ElmTree22 · 02/05/2023 14:58

This is really eye opening. I didn't even know GC was a thing. Can someone please explain what Gender Critical means?

Cozytoesandtoast00 · 02/05/2023 15:11

We live in a time where intelligent people are being silenced so stupid people don't get offended.

wombridgewalkabout · 02/05/2023 15:12

ElmTree22 · 02/05/2023 14:58

This is really eye opening. I didn't even know GC was a thing. Can someone please explain what Gender Critical means?

It’s a term that includes the broad section of women who believe in defending women’s sex based rights in law, policy, practice and the public sphere. That is the right to single sex sports, spaces ( such as prisons, refuges, homeless accommodation etc), to the right of women to organise politically and socially on the basis of their sex, and to retaining language which names women according to their reproductive sex class. This is important in all spheres , but particularly important to clear health communication ( for example to be able to address public health campaigns about cervical screening to women).

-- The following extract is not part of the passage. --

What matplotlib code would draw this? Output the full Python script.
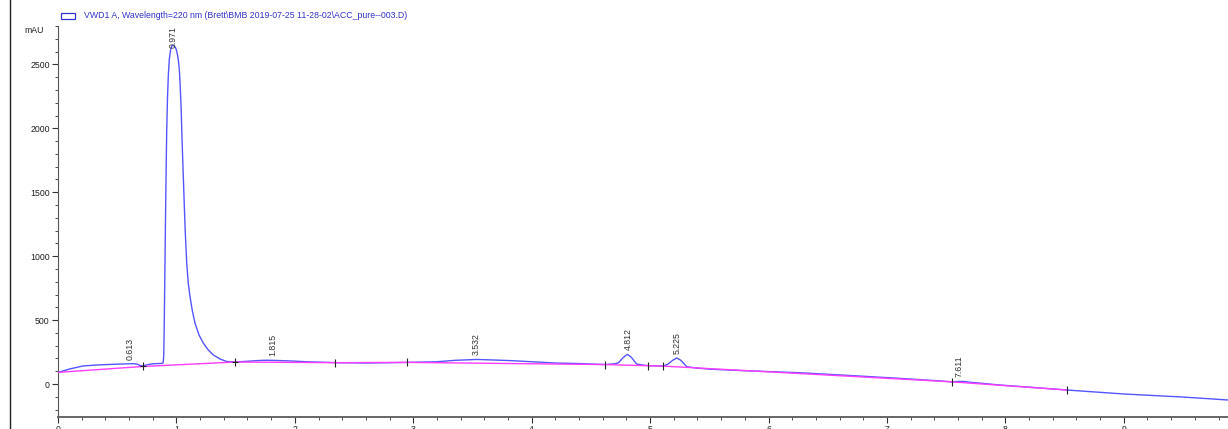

We believe all these things are basic human rights for women and are vital to the safety, dignity and privacy of women, and to women being seen as equal human beings.

We believe ( well, we know!) that saying woman is an identity that men can claim destroys all of these rights.

Mixedberrygenderfluidmuffin · 02/05/2023 15:19

I am totally ‘out’ to everyone I know.
I live somwhere very rural and conservative, so it doesn’t require any bravery.

I am considered the goto person for all things trans related in work

I haven’t met ANYONE who disagrees with me. A few years ago lots of people didn’t take me seriously, and thought I must be exaggerating. Now they are better informed and as terfy as me.

One friend was initially very ‘be kind’ but she was peaked after we discussed the case of the rape survivor who couldn’t access female only support in Brighton.

And although I live somewhere very conservative, I’m a lifelong left-wing voter (I voted for Jeremy Corbyn twice for the Labour Party leadership), as are most of my family and friends.